We were also greeted by much-needed food and beer at the Skagway Brewing Co. Nothing calms jangling nerves like spicy chili, fresh-baked pretzel, and a pint of Boom Town Brown ale.

By the time our bellies were full the rain had tapered off a bit, so we thought we’d spend a couple of hours walking around town enjoying the end-of-season sales. Skagway is a very seasonal town, we discovered, that relies on cruise ship traffic.

When these floating cities dock, people flood the streets looking for everything from local handicraft and art to the cheap tchotchkes that will gather dust until they eventually end up at garage sales. Oh, and fudge: it seems that fudge is a universal in tourist towns all over North America. Must have been a traditional food to indigenous peoples or introduced through trade. (I wonder what the word is for fudge in the Chinook trade jargon…)
In addition to the fudge (which was delicious, by the way), we ate a real meal at The Skagway Fish Co. A word to the wise: only tourists eat salmon here. The locals all eat halibut, and for good reason. My fish tacos were incredible (although the chicken tortilla soup was amazing too)!

The weekend brought more rain, but we didn’t hole up too much at the Mile Zero B&B;. On Saturday when the ships had left and the streets were empty, we headed to the old townsite of Dyea. We also visited the nearby Slide Cemetery where victims of the April 3, 1898 avalanche are buried.

Here Doug stands by the wood pilings of the old Dyea dock. A Klondike gold rush town, it boomed at the turn of the 20th century but by 1903 only had six or so inhabitants.
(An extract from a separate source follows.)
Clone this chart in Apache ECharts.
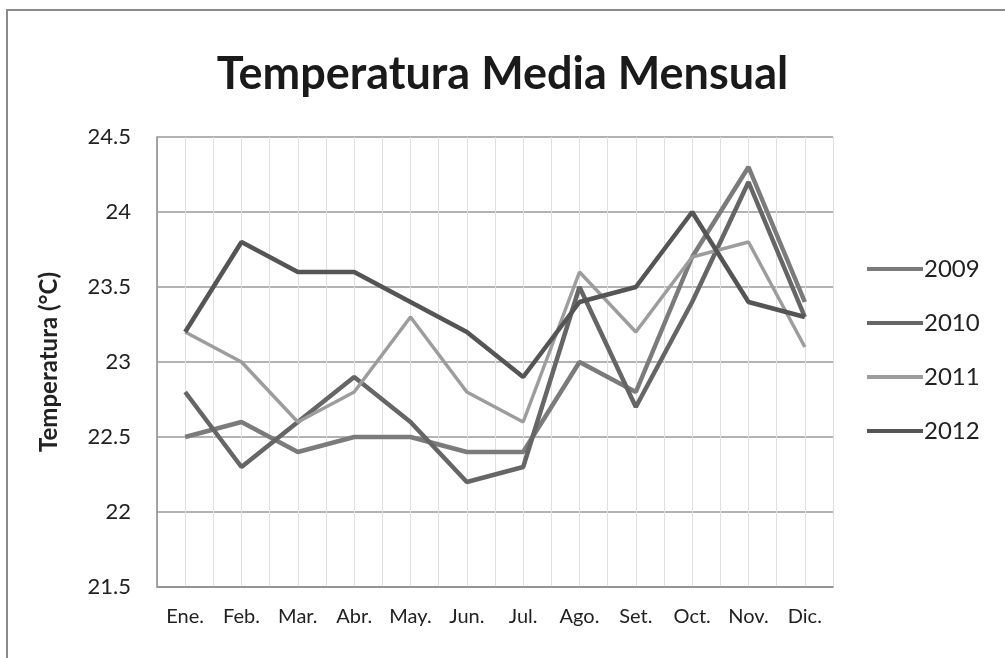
<!DOCTYPE html>
<html><head><meta charset="utf-8">
<script src="https://cdn.jsdelivr.net/npm/echarts@6/dist/echarts.min.js"></script>
<style>html,body{margin:0;padding:0;background:#fff}#c{width:1005px;height:658px}</style>
</head><body><div id="c"></div>
<script>
const months = ['Ene.','Feb.','Mar.','Abr.','May.','Jun.','Jul.','Ago.','Set.','Oct.','Nov.','Dic.'];
const y2009 = [22.5,22.6,22.4,22.5,22.5,22.4,22.4,23.0,22.8,23.7,24.3,23.4];
const y2010 = [22.8,22.3,22.6,22.9,22.6,22.2,22.3,23.5,22.7,23.4,24.2,23.3];
const y2011 = [23.2,23.0,22.6,22.8,23.3,22.8,22.6,23.6,23.2,23.7,23.8,23.1];
const y2012 = [23.2,23.8,23.6,23.6,23.4,23.2,22.9,23.4,23.5,24.0,23.4,23.3];
const seriesNames = ['2009','2010','2011','2012'];
const seriesData = [y2009,y2010,y2011,y2012];
const colors = ['#7b7b7b','#666666','#9d9d9d','#555555'];
const widths = [4.5,4.5,3.5,4.5];
const font = 'Lato, "Open Sans", sans-serif';
const chart = echarts.init(document.getElementById('c'));
chart.setOption({
  animation:false,
  backgroundColor:'#fff',
  graphic:[{type:'rect',shape:{x:7,y:10,width:1010,height:660},style:{fill:'none',stroke:'#8a8a8a',lineWidth:2}}],
  title:{text:'Temperatura Media Mensual',left:'center',top:47,
    textStyle:{fontFamily:font,fontSize:45,fontWeight:'bold',color:'#1a1a1a'}},
  legend:{orient:'vertical',left:862,top:252,itemGap:30,itemWidth:56,itemHeight:25,icon:'path://M0,10.5 L56,10.5 L56,14.5 L0,14.5 Z',
    textStyle:{fontFamily:font,fontSize:24,color:'#222',padding:[0,0,0,-4]},data:seriesNames},
  grid:{left:157,right:172,top:137,bottom:71},
  xAxis:[{type:'category',data:months,boundaryGap:true,
    axisLine:{lineStyle:{color:'#8a8a8a',width:1.5}},axisTick:{show:false},
    axisLabel:{fontFamily:font,fontSize:20,color:'#222',margin:20},splitLine:{show:false}},
    {type:'value',min:0,max:12,interval:0.5,show:true,position:'bottom',axisLine:{show:false},axisTick:{show:false},axisLabel:{show:false},
     splitLine:{show:true,lineStyle:{color:'#e0e0e0',width:1}}}],
  yAxis:{type:'value',min:21.5,max:24.5,interval:0.5,name:'Temperatura (°C)',nameLocation:'middle',nameGap:96,
    nameTextStyle:{fontFamily:font,fontSize:24,fontWeight:'bold',color:'#222'},
    axisLine:{show:true,lineStyle:{color:'#8a8a8a',width:1.5}},axisTick:{show:false},
    axisLabel:{fontFamily:font,fontSize:22,color:'#222',margin:26,formatter:v=>String(v)},
    splitLine:{lineStyle:{color:'#9a9a9a',width:1.5}}},
  series:seriesNames.map((n,i)=>({name:n,type:'line',xAxisIndex:0,data:seriesData[i],symbol:'none',
    lineStyle:{color:colors[i],width:widths[i]},itemStyle:{color:colors[i]}}))
});
</script></body></html>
Now the sea and forest are reclaiming the flats, and apparently it’s a great place to spot bald eagles and bears.
After our chilly and drizzly hike, we went to Glacial Smoothies and Espresso. Don’t let the name fool you: it is warm, welcoming, and my piping hot capuccino (and half of a giant apple streusel-cream cheese bar) was great. I can see why the locals favour it during the winter months, playing one of the board games or grabbing a book from the shelf.
Our last night in town also coincided with the season closing for Olivia’s Bistro and Denis, our barkeep/server, was in a celebratory mood. After a summer of work he’d saved up enough to spend three months hiking, camping, and doing yoga retreats in New Zealand. On went the Buena Vista Social Club cd, down went the mojitos, and everyone in the tiny place became fast friends. And they gave away thick slices of their three-carrot cake in celebration.

It sounds like it was a good season in Skagway, and season’s end was pretty fun too!